Repeat every line of the listing below exactly, minus the pictures.
** START OF DATA SHOWN **
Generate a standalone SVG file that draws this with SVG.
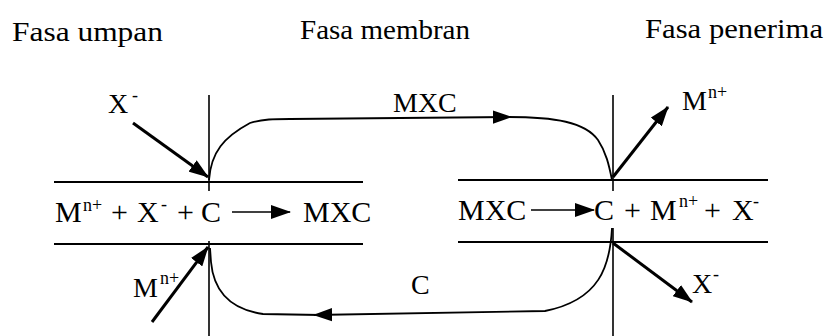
<svg xmlns="http://www.w3.org/2000/svg" width="831" height="336" viewBox="0 0 831 336">
<style>
text{font-family:"Liberation Serif",Tinos,"Noto Serif","DejaVu Serif",serif;fill:#000}
.t{font-size:28px}
.e{font-size:30px}
.s{font-size:18px}
.l{font-size:28px}
.hl{stroke:#000;stroke-width:2.2;fill:none}
.vl{stroke:#000;stroke-width:1.6;fill:none}
.cv{stroke:#000;stroke-width:1.8;fill:none}
.da{stroke:#000;stroke-width:3;fill:none}
</style>
<defs>
<marker id="ah" viewBox="0 0 20 14" markerWidth="20" markerHeight="14" refX="19" refY="7" orient="auto" markerUnits="userSpaceOnUse">
<path d="M0,0 L20,7 L0,14 Z" fill="#000"/>
</marker>
<marker id="ahs" viewBox="0 0 20 14" markerWidth="19" markerHeight="14" refX="19" refY="7" orient="auto" markerUnits="userSpaceOnUse">
<path d="M0,0 L20,7 L0,14 Z" fill="#000"/>
</marker>
</defs>
<rect width="831" height="336" fill="#fff"/>

<g id="title-umpan"><text class="t" x="12" y="41" textLength="151" lengthAdjust="spacingAndGlyphs">Fasa umpan</text></g>
<g id="title-membran"><text class="t" x="300" y="39" textLength="170" lengthAdjust="spacingAndGlyphs">Fasa membran</text></g>
<g id="title-penerima"><text class="t" x="645" y="38" textLength="178" lengthAdjust="spacingAndGlyphs">Fasa penerima</text></g>

<g id="membrane-left">
<line class="vl" x1="209" y1="95" x2="209" y2="191"/>
<line class="vl" x1="209" y1="241" x2="209" y2="336"/>
</g>
<g id="membrane-right">
<line class="vl" x1="613" y1="95" x2="613" y2="191"/>
<line class="vl" x1="613" y1="228" x2="613" y2="336"/>
</g>

<g id="interface-left">
<line class="hl" x1="54" y1="182" x2="363" y2="182"/>
<line class="hl" x1="54" y1="244" x2="363" y2="244"/>
<text class="e" x="55" y="222">M</text>
<text class="s" x="83" y="211">n+</text>
<text class="e" x="111" y="222">+</text>
<text class="e" x="137" y="222">X</text>
<text class="s" x="161" y="210">-</text>
<text class="e" x="177" y="222">+</text>
<text class="e" x="201" y="222">C</text>
<line class="vl" x1="232" y1="212" x2="290" y2="212" marker-end="url(#ah)"/>
<text class="e" x="303" y="222">MXC</text>
</g>

<g id="interface-right">
<line class="hl" x1="458" y1="180" x2="768" y2="180"/>
<line class="hl" x1="458" y1="242" x2="768" y2="242"/>
<text class="e" x="458" y="220">MXC</text>
<line class="vl" x1="531" y1="210" x2="594" y2="210" marker-end="url(#ah)"/>
<text class="e" x="594" y="220">C</text>
<text class="e" x="624" y="220">+</text>
<text class="e" x="650" y="220">M</text>
<text class="s" x="679" y="207">n+</text>
<text class="e" x="704" y="220">+</text>
<text class="e" x="732" y="220">X</text>
<text class="s" x="753" y="207">-</text>
</g>

<g id="label-x-feed"><text class="l" x="108" y="113">X</text><text class="s" x="132" y="101">-</text></g>
<g id="label-m-strip"><text class="l" x="682" y="110">M</text><text class="s" x="708" y="98">n+</text></g>
<g id="label-x-strip"><text class="l" x="692" y="293">X</text><text class="s" x="713" y="280">-</text></g>
<g id="label-m-feed"><text class="l" x="133" y="297">M</text><text class="s" x="160" y="284">n+</text></g>
<g id="label-mxc"><text class="l" x="393" y="112">MXC</text></g>
<g id="label-c"><text class="l" x="411" y="294">C</text></g>

<g id="connectors">
<path class="cv" d="M209,180 C211,152 224,137 250,123 C262,119 275,119 290,119 L511,117" marker-end="url(#ahs)"/>
<path class="cv" d="M508,117 C555,117 585,122 598,140 C606,152 609,165 612,180"/>
<path class="cv" d="M612,228 C610,266 600,300 545,311 L314,315" marker-end="url(#ahs)"/>
<path class="cv" d="M320,315 L263,314 C235,310 214,295 211,262 L210,248"/>
<line class="da" x1="133" y1="123" x2="208" y2="177" marker-end="url(#ah)"/>
<line class="da" x1="613" y1="177" x2="668" y2="107" marker-end="url(#ah)"/>
<line class="da" x1="613" y1="243" x2="692" y2="302" marker-end="url(#ah)"/>
<line class="da" x1="152" y1="322" x2="208" y2="247" marker-end="url(#ah)"/>
</g>
</svg>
** END OF DATA SHOWN **
### ANSWER:
Generate a standalone SVG file that draws this with SVG.
<svg xmlns="http://www.w3.org/2000/svg" width="831" height="336" viewBox="0 0 831 336">
<style>
text{font-family:"Liberation Serif",Tinos,"Noto Serif","DejaVu Serif",serif;fill:#000}
.t{font-size:28px}
.e{font-size:30px}
.s{font-size:18px}
.l{font-size:28px}
.hl{stroke:#000;stroke-width:2.2;fill:none}
.vl{stroke:#000;stroke-width:1.6;fill:none}
.cv{stroke:#000;stroke-width:1.8;fill:none}
.da{stroke:#000;stroke-width:3;fill:none}
</style>
<defs>
<marker id="ah" viewBox="0 0 20 14" markerWidth="20" markerHeight="14" refX="19" refY="7" orient="auto" markerUnits="userSpaceOnUse">
<path d="M0,0 L20,7 L0,14 Z" fill="#000"/>
</marker>
<marker id="ahs" viewBox="0 0 20 14" markerWidth="19" markerHeight="14" refX="19" refY="7" orient="auto" markerUnits="userSpaceOnUse">
<path d="M0,0 L20,7 L0,14 Z" fill="#000"/>
</marker>
</defs>
<rect width="831" height="336" fill="#fff"/>

<g id="title-umpan"><text class="t" x="12" y="41" textLength="151" lengthAdjust="spacingAndGlyphs">Fasa umpan</text></g>
<g id="title-membran"><text class="t" x="300" y="39" textLength="170" lengthAdjust="spacingAndGlyphs">Fasa membran</text></g>
<g id="title-penerima"><text class="t" x="645" y="38" textLength="178" lengthAdjust="spacingAndGlyphs">Fasa penerima</text></g>

<g id="membrane-left">
<line class="vl" x1="209" y1="95" x2="209" y2="191"/>
<line class="vl" x1="209" y1="241" x2="209" y2="336"/>
</g>
<g id="membrane-right">
<line class="vl" x1="613" y1="95" x2="613" y2="191"/>
<line class="vl" x1="613" y1="228" x2="613" y2="336"/>
</g>

<g id="interface-left">
<line class="hl" x1="54" y1="182" x2="363" y2="182"/>
<line class="hl" x1="54" y1="244" x2="363" y2="244"/>
<text class="e" x="55" y="222">M</text>
<text class="s" x="83" y="211">n+</text>
<text class="e" x="111" y="222">+</text>
<text class="e" x="137" y="222">X</text>
<text class="s" x="161" y="210">-</text>
<text class="e" x="177" y="222">+</text>
<text class="e" x="201" y="222">C</text>
<line class="vl" x1="232" y1="212" x2="290" y2="212" marker-end="url(#ah)"/>
<text class="e" x="303" y="222">MXC</text>
</g>

<g id="interface-right">
<line class="hl" x1="458" y1="180" x2="768" y2="180"/>
<line class="hl" x1="458" y1="242" x2="768" y2="242"/>
<text class="e" x="458" y="220">MXC</text>
<line class="vl" x1="531" y1="210" x2="594" y2="210" marker-end="url(#ah)"/>
<text class="e" x="594" y="220">C</text>
<text class="e" x="624" y="220">+</text>
<text class="e" x="650" y="220">M</text>
<text class="s" x="679" y="207">n+</text>
<text class="e" x="704" y="220">+</text>
<text class="e" x="732" y="220">X</text>
<text class="s" x="753" y="207">-</text>
</g>

<g id="label-x-feed"><text class="l" x="108" y="113">X</text><text class="s" x="132" y="101">-</text></g>
<g id="label-m-strip"><text class="l" x="682" y="110">M</text><text class="s" x="708" y="98">n+</text></g>
<g id="label-x-strip"><text class="l" x="692" y="293">X</text><text class="s" x="713" y="280">-</text></g>
<g id="label-m-feed"><text class="l" x="133" y="297">M</text><text class="s" x="160" y="284">n+</text></g>
<g id="label-mxc"><text class="l" x="393" y="112">MXC</text></g>
<g id="label-c"><text class="l" x="411" y="294">C</text></g>

<g id="connectors">
<path class="cv" d="M209,180 C211,152 224,137 250,123 C262,119 275,119 290,119 L511,117" marker-end="url(#ahs)"/>
<path class="cv" d="M508,117 C555,117 585,122 598,140 C606,152 609,165 612,180"/>
<path class="cv" d="M612,228 C610,266 600,300 545,311 L314,315" marker-end="url(#ahs)"/>
<path class="cv" d="M320,315 L263,314 C235,310 214,295 211,262 L210,248"/>
<line class="da" x1="133" y1="123" x2="208" y2="177" marker-end="url(#ah)"/>
<line class="da" x1="613" y1="177" x2="668" y2="107" marker-end="url(#ah)"/>
<line class="da" x1="613" y1="243" x2="692" y2="302" marker-end="url(#ah)"/>
<line class="da" x1="152" y1="322" x2="208" y2="247" marker-end="url(#ah)"/>
</g>
</svg>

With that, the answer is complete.